累風庵閑日録

本と日常の徒然

『物しか書けなかった物書き』 R・トゥーイ 河出書房新社

●『物しか書けなかった物書き』 R・トゥーイ 河出書房新社 読了。

 奇妙奇天烈な作品揃いの、秀作短編集。普通のミステリ短篇ならば、意外な結末を鋭い切れ味で提示して、ストンと理に落ちるってパターンがよくある。ところが、本書に収録されている作品群は違うのだ。なんかもう想定外、規格外で、なんだこりゃ? という展開が読者を煙に巻く。意外さの質が違うとでもいうのか、どこかで何かがずれているのである。
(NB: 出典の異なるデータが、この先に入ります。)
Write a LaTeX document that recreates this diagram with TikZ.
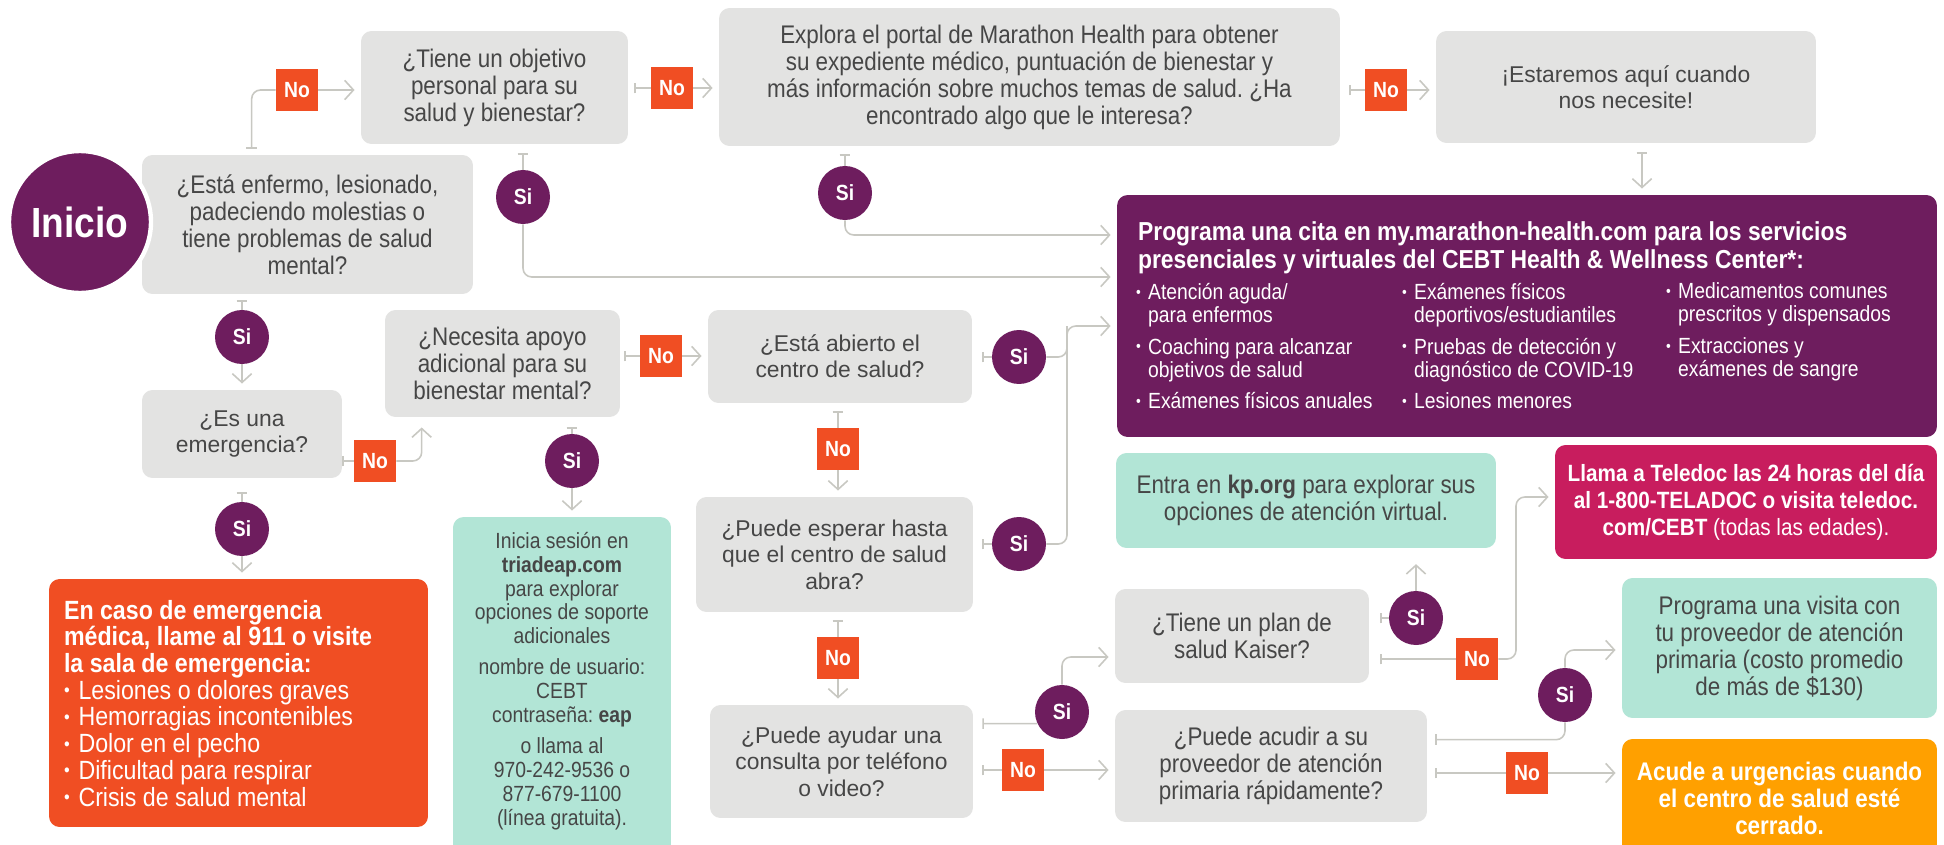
\documentclass[tikz,border=0pt]{standalone}
\usepackage{fontspec}
\setmainfont{Liberation Sans}[FakeStretch=0.88]
\newfontfamily\plainfont{Liberation Sans}
\usepackage{graphicx}
\usetikzlibrary{arrows.meta, calc}
\definecolor{boxgray}{RGB}{227,227,226}
\definecolor{cebtpurple}{RGB}{110,29,94}
\definecolor{noorange}{RGB}{240,78,35}
\definecolor{mint}{RGB}{178,229,214}
\definecolor{berry}{RGB}{200,29,94}
\definecolor{amber}{RGB}{255,160,0}
\definecolor{wiregray}{RGB}{200,200,194}
\definecolor{ink}{RGB}{70,70,70}
\newcommand{\bul}{\makebox[0.55em][l]{\raisebox{0.1em}{\scalebox{0.7}{•}}}}
\newcommand{\bsp}{\hspace*{0.55em}}
\frenchspacing

\begin{document}
\begin{tikzpicture}[x=0.02cm, y=-0.02cm,
  qbox/.style={fill=boxgray, rounded corners=6pt, inner sep=0pt, align=center, text=ink, font=\fontsize{14.5}{15.4}\selectfont},
  rbox/.style={qbox, font=\plainfont\fontsize{13}{15}\selectfont},
  mbox/.style={qbox, fill=mint},
  silab/.style={circle, fill=cebtpurple, text=white, minimum size=1.08cm, inner sep=0pt, font=\bfseries\fontsize{12.5}{12.5}\selectfont},
  nolab/.style={fill=noorange, text=white, minimum size=0.84cm, inner sep=0pt, font=\bfseries\fontsize{12.5}{12.5}\selectfont},
  wire/.style={draw=wiregray, line width=0.9pt},
  tee/.style={wire, {Bar[width=6pt]}-},
  arr/.style={wire, -{Straight Barb[length=5pt, width=11pt]}, shorten >=3.5pt},
  link/.style={wire, {Bar[width=6pt]}-{Straight Barb[length=5pt, width=11pt]}, shorten >=3.5pt},
]
  \fill[white] (0,0) rectangle (1944,845);
  \useasboundingbox (0,0) rectangle (1944,845);

  % question boxes
  \node[qbox, minimum width=6.62cm, minimum height=2.78cm] (q1) at (307.5,224.5) {¿Está enfermo, lesionado,\\ padeciendo molestias o\\ tiene problemas de salud\\ mental?};
  \node[circle, fill=cebtpurple, draw=white, line width=2.5pt, minimum size=2.84cm, text=white, font=\bfseries\fontsize{24}{24}\selectfont] (inicio) at (80,222) {Inicio};
  \node[qbox, minimum width=5.34cm, minimum height=2.26cm] (q2) at (494.5,87.5) {¿Tiene un objetivo\\ personal para su\\ salud y bienestar?};
  \node[qbox, minimum width=12.42cm, minimum height=2.76cm] (q3) at (1029.5,77) {Explora el portal de Marathon Health para obtener\\ su expediente médico, puntuación de bienestar y\\ más información sobre muchos temas de salud. ¿Ha\\ encontrado algo que le interesa?};
  \node[rbox, minimum width=7.6cm, minimum height=2.24cm] (fin) at (1626,87) {¡Estaremos aquí cuando\\ nos necesite!};
  \node[rbox, minimum width=4cm, minimum height=1.76cm] (emerg) at (242,434) {¿Es una\\ emergencia?};
  \node[qbox, minimum width=4.7cm, minimum height=2.14cm] (mental) at (502.5,363.5) {¿Necesita apoyo\\ adicional para su\\ bienestar mental?};
  \node[rbox, minimum width=5.28cm, minimum height=1.86cm] (abierto) at (840,356.5) {¿Está abierto el\\ centro de salud?};
  \node[rbox, minimum width=5.54cm, minimum height=2.3cm] (esperar) at (834.5,554.5) {¿Puede esperar hasta\\ que el centro de salud\\ abra?};
  \node[rbox, minimum width=5.26cm, minimum height=2.26cm] (consulta) at (841.5,761.5) {¿Puede ayudar una\\ consulta por teléfono\\ o video?};
  \node[qbox, minimum width=5.08cm, minimum height=1.88cm] (kaiser) at (1242,636) {¿Tiene un plan de\\ salud Kaiser?};
  \node[qbox, minimum width=6.24cm, minimum height=2.24cm] (acudir) at (1271,766) {¿Puede acudir a su\\ proveedor de atención\\ primaria rápidamente?};

  % result boxes
  \node[qbox, fill=cebtpurple, minimum width=16.4cm, minimum height=4.84cm] (cita) at (1527,316) {};
  \node[anchor=north west, align=left, text=white, font=\bfseries\fontsize{14.8}{15.6}\selectfont, inner sep=0pt] (citatitle) at ($(cita.north west)+(21,27)$) {Programa una cita en my.marathon-health.com para los servicios\\ presenciales y virtuales del CEBT Health \& Wellness Center*:};
  \node[anchor=north west, align=left, text=white, font=\fontsize{12.5}{13.1}\selectfont, inner sep=0pt] (citacol1) at ($(cita.north west)+(19,88)$) {\bul Atención aguda/\\ \bsp para enfermos\\[5pt] \bul Coaching para alcanzar\\ \bsp objetivos de salud\\[5pt] \bul Exámenes físicos anuales};
  \node[anchor=north west, align=left, text=white, font=\fontsize{12.5}{13.1}\selectfont, inner sep=0pt] (citacol2) at ($(cita.north west)+(285,88)$) {\bul Exámenes físicos\\ \bsp deportivos/estudiantiles\\[5pt] \bul Pruebas de detección y\\ \bsp diagnóstico de COVID-19\\[5pt] \bul Lesiones menores};
  \node[anchor=north west, align=left, text=white, font=\fontsize{12.5}{13.1}\selectfont, inner sep=0pt] (citacol3) at ($(cita.north west)+(549,88)$) {\bul Medicamentos comunes\\ \bsp prescritos y dispensados\\[5pt] \bul Extracciones y\\ \bsp exámenes de sangre};

  \node[qbox, fill=noorange, minimum width=7.58cm, minimum height=4.96cm] (urg911) at (238.5,703) {};
  \node[anchor=north west, align=left, text=white, font=\fontsize{15}{15.2}\selectfont, inner sep=0pt] (urgtext) at ($(urg911.north west)+(15,21)$) {\textbf{En caso de emergencia}\\ \textbf{médica, llame al 911 o visite}\\ \textbf{la sala de emergencia:}\\ \bul Lesiones o dolores graves\\ \bul Hemorragias incontenibles\\ \bul Dolor en el pecho\\ \bul Dificultad para respirar\\ \bul Crisis de salud mental};

  \node[mbox, minimum width=4.36cm, minimum height=7.06cm] (eap) at (562,693.5) {};
  \node[anchor=north, align=center, text=ink, font=\fontsize{12.5}{13.6}\selectfont, inner sep=0pt] (eaptext) at ($(eap.north)+(0,15)$) {Inicia sesión en\\ \textbf{triadeap.com}\\ para explorar\\ opciones de soporte\\ adicionales\\[4pt] nombre de usuario:\\ CEBT\\ contraseña: \textbf{eap}\\[4pt] o llama al\\ 970-242-9536 o\\ 877-679-1100\\ (línea gratuita).};

  \node[mbox, minimum width=7.6cm, minimum height=1.9cm] (kp) at (1306,500.5) {Entra en \textbf{kp.org} para explorar sus\\ opciones de atención virtual.};
  \node[qbox, fill=berry, text=white, font=\bfseries\fontsize{13.4}{15.4}\selectfont, minimum width=7.64cm, minimum height=2.28cm] (teledoc) at (1746,502) {Llama a Teledoc las 24 horas del día\\ al 1-800-TELADOC o visita teledoc.\\ com/CEBT {\mdseries (todas las edades).}};
  \node[mbox, minimum width=6.3cm, minimum height=2.8cm] (visita) at (1779.5,648) {Programa una visita con\\ tu proveedor de atención\\ primaria (costo promedio\\ de más de \$130)};
  \node[qbox, fill=amber, text=white, font=\bfseries\fontsize{14.5}{15.4}\selectfont, minimum width=6.3cm, minimum height=2.36cm] (acude) at (1779.5,798) {Acude a urgencias cuando\\ el centro de salud esté\\ cerrado.};

  % answer badges
  \node[nolab] (noA) at (297,90) {No};
  \node[silab] (siA) at (523,197) {Si};
  \node[nolab] (noB) at (672,88) {No};
  \node[silab] (siB) at (845,193) {Si};
  \node[nolab] (noC) at (1386,90) {No};
  \node[silab] (siC) at (242,337) {Si};
  \node[nolab] (noD) at (375,461) {No};
  \node[silab] (siD) at (242,529) {Si};
  \node[nolab] (noE) at (661,356) {No};
  \node[silab] (siE) at (572,461) {Si};
  \node[silab] (siF) at (1019,357) {Si};
  \node[nolab] (noF) at (838,449) {No};
  \node[silab] (siG) at (1019,544) {Si};
  \node[nolab] (noG) at (838,658) {No};
  \node[silab] (siH) at (1062,712) {Si};
  \node[nolab] (noH) at (1023,770) {No};
  \node[silab] (siI) at (1416,618) {Si};
  \node[nolab] (noI) at (1477,659) {No};
  \node[silab] (siJ) at (1565,695) {Si};
  \node[nolab] (noJ) at (1527,773) {No};

  % connectors
  \draw[tee, rounded corners=5pt] ($(q1.north west)+(110,-6)$) |- (noA);
  \draw[arr] (noA) -- (noA -| q2.west);
  \draw[tee] ($(siA |- q2.south)+(0,9)$) -- (siA);
  \draw[arr, rounded corners=5pt] (siA) |- ($(cita.west)+(0,-39)$);
  \draw[tee] ($(noB -| q2.east)+(6,0)$) -- (noB);
  \draw[arr] (noB) -- (noB -| q3.west);
  \draw[tee] ($(siB |- q3.south)+(0,8)$) -- (siB);
  \draw[arr, rounded corners=5pt] (siB) |- ($(cita.west)+(0,-81)$);
  \draw[tee] ($(noC -| q3.east)+(9,0)$) -- (noC);
  \draw[arr] (noC) -- (noC -| fin.west);
  \coordinate (finout) at ($(fin.south)+(16,9)$);
  \draw[link] (finout) -- (finout |- cita.north);

  \draw[tee] ($(siC |- q1.south)+(0,6)$) -- (siC);
  \draw[arr] (siC) -- (siC |- emerg.north);
  \draw[tee] (noD -| emerg.east) -- (noD);
  \draw[arr, rounded corners=5pt] (noD) -| ($(mental.south west)+(37,4)$);
  \draw[tee] ($(siD |- emerg.south)+(0,14)$) -- (siD);
  \draw[arr] (siD) -- (siD |- urg911.north);
  \draw[tee] ($(noE -| mental.east)+(4,0)$) -- (noE);
  \draw[arr] (noE) -- (noE -| abierto.west);
  \draw[tee] ($(siE |- mental.south)+(0,10)$) -- (siE);
  \draw[arr] (siE) -- (siE |- eap.north);

  \draw[tee] ($(siF -| abierto.east)+(10,0)$) -- (siF);
  \coordinate (bus) at (1067,326);
  \draw[arr, rounded corners=5pt] (siF) -| (bus) -- (bus -| cita.west);
  \draw[wire, rounded corners=5pt] (siG) -| (bus);
  \draw[tee] ($(noF |- abierto.south)+(0,8)$) -- (noF);
  \draw[arr] (noF) -- (noF |- esperar.north);
  \draw[tee] ($(siG -| esperar.east)+(9,0)$) -- (siG);
  \draw[tee] ($(noG |- esperar.south)+(0,8)$) -- (noG);
  \draw[arr] (noG) -- (noG |- consulta.north);

  \draw[tee] ($(consulta.north east)+(9,19)$) -- (siH.205);
  \draw[arr, rounded corners=5pt] (siH) |- ($(kaiser.west)+(0,21)$);
  \draw[tee] ($(noH -| consulta.east)+(9,0)$) -- (noH);
  \draw[arr] (noH) -- (noH -| acudir.west);
  \draw[tee] ($(siI -| kaiser.east)+(11,0)$) -- (siI);
  \draw[arr, shorten >=9pt] (siI) -- (siI |- kp.south);
  \draw[tee] ($(noI -| kaiser.east)+(11,0)$) -- (noI);
  \coordinate (tdbus) at (1516,497);
  \draw[arr, rounded corners=5pt] (noI) -| (tdbus) -- (tdbus -| teledoc.west);
  \draw[tee, rounded corners=5pt] ($(acudir.north east)+(8,30)$) -| (siJ);
  \draw[arr, rounded corners=5pt] (siJ) |- ($(visita.west)+(0,2)$);
  \draw[tee] ($(noJ -| acudir.east)+(8,0)$) -- (noJ);
  \draw[arr] (noJ) -- (noJ -| acude.west);
\end{tikzpicture}
\end{document}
 ベストは「オーハイで朝食を」であった。自動車事故の調査が進む過程で、ある瞬間全く突然に、見えてしまうグロテスクな真相。よくあるテーマと言えば言えるが、物事の意味が判明して世界が変貌するときの落差が読み所である。

 ハードボイルドミステリを題材にした「いやしい街を…」や、ハリウッド流アクション映画を題材にした「ハリウッド万歳」には、単なるパロディでは味わえない逸脱がある。「犯罪の傑作」も似たようなもので、犯罪捜査に取り組む警官の物語が、典型的な犯人捜しミステリの枠を軽々と飛び越えてしまう。

 その他、「おきまりの捜査」、「階段はこわい」、「拳銃つかい」、「墓場から出て」、「予定変更」といった作品がお気に入り。つまり、収録作の大半を気に入ったということである。